Y volvió a pronunciarlo deteniéndose y alargando la zeta, con un suave susurro y sosteniendo la ele final: «Jezzzzabel». Como mínimo consiguió que sonriera, una sonrisa que desapareció para dar paso a una mirada grave.
—Jezabel —empezó a explicar— era princesa de Tiria, hija de Ittobaal, rey de Tiro y Sidón. Fue la esposa de Acab, rey de Israel. Según los libros y las crónicas, Acab se casó con Jezabel para fortalecer una alianza política. Jezabel se inclinó por la religión e introdujo en Israel el culto a Baal, hecho que despertó la hostilidad de los profetas de Jahvé. A partir de entonces, entre algunos judíos, el nombre de Jezabel se convirtió en sinónimo de ignominia por la adoración de dioses extranjeros. Otros también lo asocian a una mujer perversa, porque ejercía una influencia corruptora y, por descontado, pecadora. Cuando lo único que quería era que independientemente de la religión, la gente pudiera vivir en paz y prosperidad. Ella encontró su propia dicha, y sólo quería dársela a conocer a otros que, quizá como a ella, les habría venido bien. Pero no lo consiguió, y murió en el intento.
—¿Por eso el rabino no estaba conforme con que te pusieran ese nombre?
—Sí, así es… Yo no pretendo que tú abraces mi fe, sólo te enseñaba lo que a mí me han enseñado y que hasta ahora me ha sido útil, me ha ido bien. ¿Eso es pecado? ¿Estoy haciendo daño a alguien de mi comunidad?
—Yo creo que no, pero no sé lo que está bien y lo que está mal según tu religión.
—La tradición judía considera que la causa del pecado son las malas inclinaciones, una fuerza que nos impulsa a satisfacer nuestros instintos, independientemente del precio que tenga aquel acto y de las consecuencias que pueda acarrearnos.

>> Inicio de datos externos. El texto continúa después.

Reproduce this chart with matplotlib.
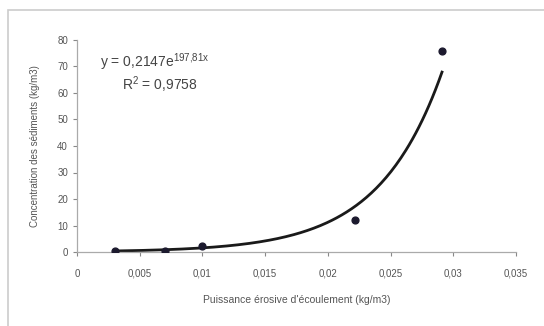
import numpy as np
import matplotlib
matplotlib.use("Agg")
import matplotlib.pyplot as plt
from matplotlib.patches import Rectangle
from matplotlib.ticker import FuncFormatter

plt.rcParams['font.family'] = ['Liberation Sans', 'DejaVu Sans']

# Measured points
power = [0.003, 0.0070, 0.0100, 0.0222, 0.0291]
concentration = [0.5, 0.4, 2.4, 12.0, 76.0]

# Exponential trendline parameters
fit_a = 0.2147
fit_b = 197.81
fit_r2 = 0.9758

x_ticks = [0, 0.005, 0.01, 0.015, 0.02, 0.025, 0.03, 0.035]
y_ticks = [0, 10, 20, 30, 40, 50, 60, 70, 80]

grey = '#888888'
text_grey = '#555555'

fig = plt.figure(figsize=(5.44, 3.26), dpi=100)
fig.patch.set_facecolor('white')
fig.patches.append(Rectangle((8 / 544, -0.05), 1.1, 1 - 10 / 326 + 0.05,
                             transform=fig.transFigure, fill=False,
                             edgecolor='#cccccc', linewidth=1.2))

ax = fig.add_axes([77 / 544, 1 - 252 / 326, (516 - 77) / 544, (252 - 40) / 326])
ax.set_xlim(0, 0.035)
ax.set_ylim(0, 80)

xs = np.linspace(power[0], power[-1], 200)
ax.plot(xs, fit_a * np.exp(fit_b * xs), color='#1a1a1a', linewidth=2.0, zorder=2)
ax.scatter(power, concentration, s=24, marker='o', color='#1c1a2e', zorder=3)

def comma_fmt(v, pos):
    if v == 0:
        return '0'
    return ('%g' % v).replace('.', ',')

ax.set_xticks(x_ticks)
ax.set_yticks(y_ticks)
ax.xaxis.set_major_formatter(FuncFormatter(comma_fmt))
ax.tick_params(axis='both', colors=grey, labelsize=7, length=3, width=0.8,
               labelcolor=text_grey)
ax.tick_params(axis='x', pad=9)

for side in ('top', 'right'):
    ax.spines[side].set_visible(False)
for side in ('left', 'bottom'):
    ax.spines[side].set_color('#aaaaaa')
    ax.spines[side].set_linewidth(0.9)

ax.set_xlabel("Puissance érosive d'écoulement (kg/m3)", fontsize=7.5,
              color=text_grey, labelpad=12)
ax.set_ylabel("Concentration des sédiments (kg/m3)", fontsize=7,
              color=text_grey, labelpad=12)

fig.text(100 / 544, 1 - 62 / 326,
         r'y = 0,2147e$^{\mathregular{197{,}81x}}$', fontsize=10,
         color='#444444', va='center')
fig.text(122 / 544, 1 - 85 / 326,
         r'R$^{\mathregular{2}}$ = ' + ('%.4f' % fit_r2).replace('.', ','),
         fontsize=10, color='#444444', va='center')

fig.savefig('out.png', dpi=100, facecolor='white')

—Pues según eso, y por lo que me has explicado antes, está muy claro que para ellos sí que cometes un pecado, pero por mí puedes estar bien tranquila. Me gusta conocer tu cultura —«y aún me gustaría más estar cerca de ti», pensó—. Pero ya veo que será imposible profundizar más en ello. Pero no te preocupes, porque ahora lo más importante es que no tengas problemas por mi culpa, ¿de acuerdo?
—De acuerdo, pero no será tan fácil.